Ama iktidar bu iki hamlesini sürdürürken hiç ara vermediği, ikiyüzlülüğe ve gericiliğe dayanan demagojik propagandasının dozajını da artırmaktadır. Bu gerici propagandanın ana ekseni “milli ve dini” konulardır. Yunanistan’la savaş çıktı, çıkacak, sahte bir antiemperyalizm ve ABD karşıtlığı, eşitlik ve demokrasi içerisinde çözülmesi gereken Kürt sorununun teröre ve ülkenin bölünmesine indirgenmesi gibi sorunlar bu propagandanın “milli” yanını oluştururken, başörtüsü, mezhepleri “çözüm” adına birbirine karşı kışkırtma hamlesi, tarikat ve cemaatlere alan açılması, Diyanet İşlerinin neredeyse her meselede devreye sokulması vb. dini yanını oluşturmaktadır. Bunlara ekonomik olarak ezdikleri, açlığa ve sefalete sürükledikleri aile gerçeğine karşın, utanmazca ortaya attıkları “Ailenin ve çocukların korunması” gibi sorunlar da eklenmektedir.

Bu hamle ve propagandaların etkisiz olduğu söylenemez. Halkın küçümsenmeyecek kesimi bu hamle ve propagandalardan etkilenmektedir. “Altılı masanın” halka bir “çözüm” sunmak-bunu zaten yapamazlar- bir yana, seçimi bekleme ve sabır politikaları kitleler arasında çözümsüzlüğü ve kararsızlığı, aynı zamanda güvensizliği de yaygınlaştırmaktadır. Muhalefetin alternatifi ne sorusu bugün ciddi olarak tartışılan bir sorundur. Şimdiden borçlanma seferlerine çıkmak güvensizliği ve kararsızlığı daha da artırmaktadır. Ama gerçek şu ki onların özellikle ekonomide farklı bir çözümü bulunmamaktadır.

Bu durum Emek ve Özgürlük İttifakı gibi köklü politikalar ve dönüşümler önererek yola çıkan ittifakın sorumluluğunu kat kat artırmaktadır.
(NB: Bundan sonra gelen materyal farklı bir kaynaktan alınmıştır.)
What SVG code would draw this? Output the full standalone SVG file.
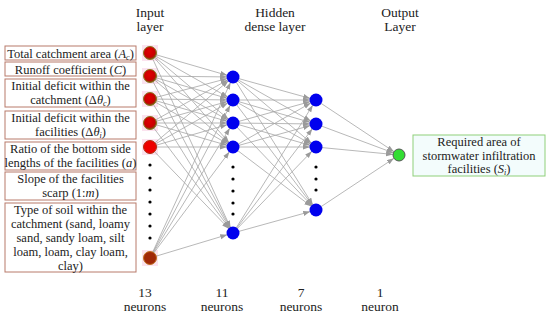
<svg xmlns="http://www.w3.org/2000/svg" width="550" height="320" viewBox="0 0 550 320">
<defs>
<marker id="arr" markerUnits="userSpaceOnUse" markerWidth="16" markerHeight="6" refX="13" refY="2.5" orient="auto">
<path d="M0,0 L7,2.5 L0,5 z" fill="#9a9a9a"/>
</marker>
<radialGradient id="gIn" cx="0.45" cy="0.4" r="0.6">
<stop offset="0" stop-color="#e00000"/>
<stop offset="0.7" stop-color="#c80000"/>
<stop offset="1" stop-color="#6e5a10"/>
</radialGradient>
</defs>
<style>
text{font-family:"Liberation Serif","DejaVu Serif",serif;font-size:12.5px;fill:#222;text-anchor:middle}
.big{font-size:13.5px}
.box{fill:#fff;stroke:#b87a6a;stroke-width:1}
.obox{fill:#f3fcfc;stroke:#8fd07a;stroke-width:1}
.c line{stroke:#a6a6a6;stroke-width:0.8;marker-end:url(#arr)}
.in{fill:url(#gIn);stroke:#8a7a20;stroke-width:1}
.hid{fill:#0000ee}
.out{fill:#33dd33;stroke:#555;stroke-width:1}
.dot{fill:#000}
.glow{fill:#fbe3ef}
</style>
<rect width="550" height="320" fill="#fff"/>

<!-- headers -->
<g id="headers">
<text class="big" x="150" y="17">Input</text>
<text class="big" x="150" y="31">layer</text>
<text class="big" x="275" y="17">Hidden</text>
<text class="big" x="275" y="31">dense layer</text>
<text class="big" x="400" y="17">Output</text>
<text class="big" x="400" y="31">Layer</text>
</g>

<!-- glow behind input nodes -->
<g id="glows">
<rect class="glow" x="142" y="45" width="16" height="16"/>
<rect class="glow" x="142" y="68" width="16" height="16"/>
<rect class="glow" x="142" y="91" width="16" height="16"/>
<rect class="glow" x="142" y="115" width="16" height="16"/>
<rect class="glow" x="142" y="139" width="16" height="16"/>
<rect class="glow" x="142" y="250" width="16" height="16"/>
</g>

<!-- input label boxes -->
<g id="lbl1"><rect class="box" x="5" y="46" width="131" height="14"/><text x="70.5" y="57.5">Total catchment area (<tspan font-style="italic">A</tspan><tspan font-style="italic" font-size="8" dy="2">c</tspan><tspan dy="-2">)</tspan></text></g>
<g id="lbl2"><rect class="box" x="5" y="62" width="131" height="14"/><text x="70.5" y="73.5">Runoff coefficient (<tspan font-style="italic">C</tspan>)</text></g>
<g id="lbl3"><rect class="box" x="5" y="79" width="131" height="28"/><text x="70.5" y="90">Initial deficit within the</text><text x="70.5" y="104">catchment (Δ<tspan font-style="italic">θ</tspan><tspan font-style="italic" font-size="8" dy="2">c</tspan><tspan dy="-2">)</tspan></text></g>
<g id="lbl4"><rect class="box" x="5" y="111" width="131" height="28"/><text x="70.5" y="122">Initial deficit within the</text><text x="70.5" y="136">facilities (Δ<tspan font-style="italic">θ</tspan><tspan font-style="italic" font-size="8" dy="2">i</tspan><tspan dy="-2">)</tspan></text></g>
<g id="lbl5"><rect class="box" x="5" y="142" width="131" height="28"/><text x="70.5" y="153">Ratio of the bottom side</text><text x="70.5" y="167">lengths of the facilities (<tspan font-style="italic">a</tspan>)</text></g>
<g id="lbl6"><rect class="box" x="5" y="172" width="131" height="28"/><text x="70.5" y="183">Slope of the facilities</text><text x="70.5" y="197">scarp (1:<tspan font-style="italic">m</tspan>)</text></g>
<g id="lbl7"><rect class="box" x="5" y="203" width="131" height="69"/><text x="70.5" y="214">Type of soil within the</text><text x="70.5" y="228">catchment (sand, loamy</text><text x="70.5" y="242">sand, sandy loam, silt</text><text x="70.5" y="256">loam, loam, clay loam,</text><text x="70.5" y="270">clay)</text></g>

<!-- connectors -->
<g id="connectors" class="c">
<line x1="150" y1="53" x2="233" y2="77"/><line x1="150" y1="53" x2="233" y2="100"/><line x1="150" y1="53" x2="233" y2="123"/><line x1="150" y1="53" x2="233" y2="147"/><line x1="150" y1="53" x2="233" y2="233"/>
<line x1="150" y1="76" x2="233" y2="77"/><line x1="150" y1="76" x2="233" y2="100"/><line x1="150" y1="76" x2="233" y2="123"/><line x1="150" y1="76" x2="233" y2="147"/><line x1="150" y1="76" x2="233" y2="233"/>
<line x1="150" y1="99" x2="233" y2="77"/><line x1="150" y1="99" x2="233" y2="100"/><line x1="150" y1="99" x2="233" y2="123"/><line x1="150" y1="99" x2="233" y2="147"/><line x1="150" y1="99" x2="233" y2="233"/>
<line x1="150" y1="123" x2="233" y2="77"/><line x1="150" y1="123" x2="233" y2="100"/><line x1="150" y1="123" x2="233" y2="123"/><line x1="150" y1="123" x2="233" y2="147"/><line x1="150" y1="123" x2="233" y2="233"/>
<line x1="150" y1="147" x2="233" y2="77"/><line x1="150" y1="147" x2="233" y2="100"/><line x1="150" y1="147" x2="233" y2="123"/><line x1="150" y1="147" x2="233" y2="147"/><line x1="150" y1="147" x2="233" y2="233"/>
<line x1="150" y1="258" x2="233" y2="77"/><line x1="150" y1="258" x2="233" y2="100"/><line x1="150" y1="258" x2="233" y2="123"/><line x1="150" y1="258" x2="233" y2="147"/><line x1="150" y1="258" x2="233" y2="233"/>
<line x1="233" y1="77" x2="316" y2="100"/><line x1="233" y1="77" x2="316" y2="124"/><line x1="233" y1="77" x2="316" y2="147"/><line x1="233" y1="77" x2="316" y2="210"/>
<line x1="233" y1="100" x2="316" y2="100"/><line x1="233" y1="100" x2="316" y2="124"/><line x1="233" y1="100" x2="316" y2="147"/><line x1="233" y1="100" x2="316" y2="210"/>
<line x1="233" y1="123" x2="316" y2="100"/><line x1="233" y1="123" x2="316" y2="124"/><line x1="233" y1="123" x2="316" y2="147"/><line x1="233" y1="123" x2="316" y2="210"/>
<line x1="233" y1="147" x2="316" y2="100"/><line x1="233" y1="147" x2="316" y2="124"/><line x1="233" y1="147" x2="316" y2="147"/><line x1="233" y1="147" x2="316" y2="210"/>
<line x1="233" y1="233" x2="316" y2="100"/><line x1="233" y1="233" x2="316" y2="124"/><line x1="233" y1="233" x2="316" y2="147"/><line x1="233" y1="233" x2="316" y2="210"/>
<line x1="316" y1="100" x2="399" y2="155"/><line x1="316" y1="124" x2="399" y2="155"/><line x1="316" y1="147" x2="399" y2="155"/><line x1="316" y1="210" x2="399" y2="155"/>
</g>

<!-- input nodes -->
<g id="in1"><circle class="in" cx="150" cy="53" r="6.5"/></g>
<g id="in2"><circle class="in" cx="150" cy="76" r="6.5"/></g>
<g id="in3"><circle class="in" cx="150" cy="99" r="6.5"/></g>
<g id="in4"><circle class="in" cx="150" cy="123" r="6.5"/></g>
<g id="in5"><circle cx="150" cy="147" r="6.5" fill="#ee0000" stroke="#b03010" stroke-width="1"/></g>
<g id="in13"><circle cx="150" cy="258" r="6.5" fill="#a02808" stroke="#c07020" stroke-width="1"/></g>
<g id="in-dots"><circle class="dot" cx="150" cy="165" r="1.6"/><circle class="dot" cx="150" cy="178" r="1.6"/><circle class="dot" cx="150" cy="190" r="1.6"/><circle class="dot" cx="150" cy="202" r="1.6"/><circle class="dot" cx="150" cy="214" r="1.6"/><circle class="dot" cx="150" cy="226" r="1.6"/><circle class="dot" cx="150" cy="238" r="1.6"/></g>

<!-- hidden layer 1 -->
<g id="h1a"><circle class="hid" cx="233" cy="77" r="6.5"/></g>
<g id="h1b"><circle class="hid" cx="233" cy="100" r="6.5"/></g>
<g id="h1c"><circle class="hid" cx="233" cy="123" r="6.5"/></g>
<g id="h1d"><circle class="hid" cx="233" cy="147" r="6.5"/></g>
<g id="h1k"><circle class="hid" cx="233" cy="233" r="6.5"/></g>
<g id="h1-dots"><circle class="dot" cx="233" cy="167" r="1.6"/><circle class="dot" cx="233" cy="179" r="1.6"/><circle class="dot" cx="233" cy="191" r="1.6"/><circle class="dot" cx="233" cy="203" r="1.6"/><circle class="dot" cx="233" cy="214" r="1.6"/></g>

<!-- hidden layer 2 -->
<g id="h2a"><circle class="hid" cx="316" cy="100" r="6.5"/></g>
<g id="h2b"><circle class="hid" cx="316" cy="124" r="6.5"/></g>
<g id="h2c"><circle class="hid" cx="316" cy="147" r="6.5"/></g>
<g id="h2g"><circle class="hid" cx="316" cy="210" r="6.5"/></g>
<g id="h2-dots"><circle class="dot" cx="316" cy="167" r="1.6"/><circle class="dot" cx="316" cy="179" r="1.6"/><circle class="dot" cx="316" cy="190" r="1.6"/></g>

<!-- output -->
<g id="out"><circle class="out" cx="399" cy="155" r="6"/></g>
<g id="outlbl"><rect class="obox" x="413" y="135" width="132" height="41"/><text x="479" y="146">Required area of</text><text x="479" y="159.5">stormwater infiltration</text><text x="479" y="173">facilities (<tspan font-style="italic">S</tspan><tspan font-style="italic" font-size="8" dy="2">i</tspan><tspan dy="-2">)</tspan></text></g>

<!-- bottom counts -->
<g id="counts">
<text class="big" x="145" y="297">13</text><text class="big" x="145" y="311">neurons</text>
<text class="big" x="222" y="297">11</text><text class="big" x="222" y="311">neurons</text>
<text class="big" x="301" y="297">7</text><text class="big" x="301" y="311">neurons</text>
<text class="big" x="380" y="297">1</text><text class="big" x="380" y="311">neuron</text>
</g>
</svg>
Gerici, faşist propagandayı püskürtme, ekonomik saldırılara karşı mücadeleyi örgütleme, halka güven ve umut aşılayan adımlar atma, halk hareketine işçi ve emekçilerden oluşan dirençli ve mücadeleci bir omurga kazandırma görevi her zamankinden daha acil bir sorun olarak orta yerde durmaktadır. Bu omurga sağlam çakılırsa birbiri ile bağlantısı yokmuş gibi görünen bütün bu sorunlardan etkilenen kesimler çözümü gelip işçi ve emekçi hareketinin etrafında birleşmekte bulacak, emekçi halk köklü hesaplaşmalar için ileriye doğru büyük bir adım atacaktır.